Trois autres fosses sont également attribuées au Moyen Âge. Toutefois, les quelques tessons recueillis sont trop petits et/ou ubiquistes pour préciser cette datation. Quelques fosses doivent sans doute être attribuées aux temps modernes, mais le mobilier est trop indigent pour l’assurer. C’est sans doute à ce moment que ce secteur devient une zone de jardins, de vignes et de vergers implantée à l’arrière du village (Inter den Hoeffen). L’essentiel des structures contemporaines correspondent aux fossés parcellaires et aux systèmes d’ancrage des vignes et d’une houblonnière.

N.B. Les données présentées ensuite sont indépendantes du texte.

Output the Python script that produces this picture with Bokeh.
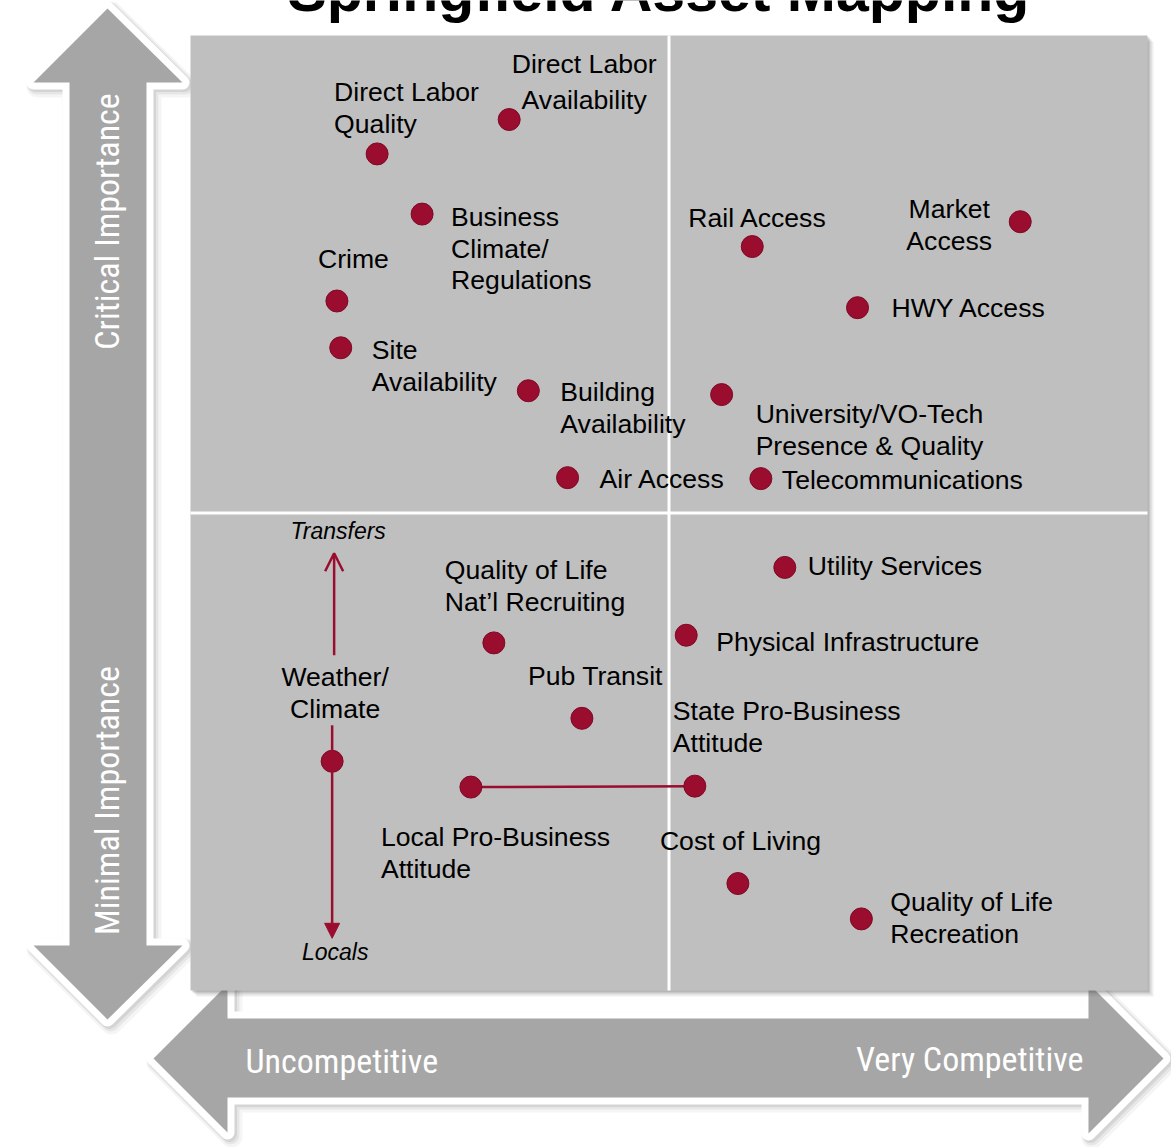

Les traces laissées par la Première Guerre Mondiale sont encore bien visibles dans le paysage, à proximité du chantier, comme les casemates de mitrailleuses s’égrainant le long du rebord du plateau, mais aucun boyau de communication n’a été découvert dans l’emprise de la fouille contrairement à ce que laissaient entendre les plans militaires. La qualité de l’acier des piquets employés dans la réalisation des réseaux de fils barbelés font qu’ils sont encore utilisés comme ancrage pour les rares vignes subsistant – du moins avant le décapage – et du barbelé militaire sert toujours de clôture à quelques prés des environs.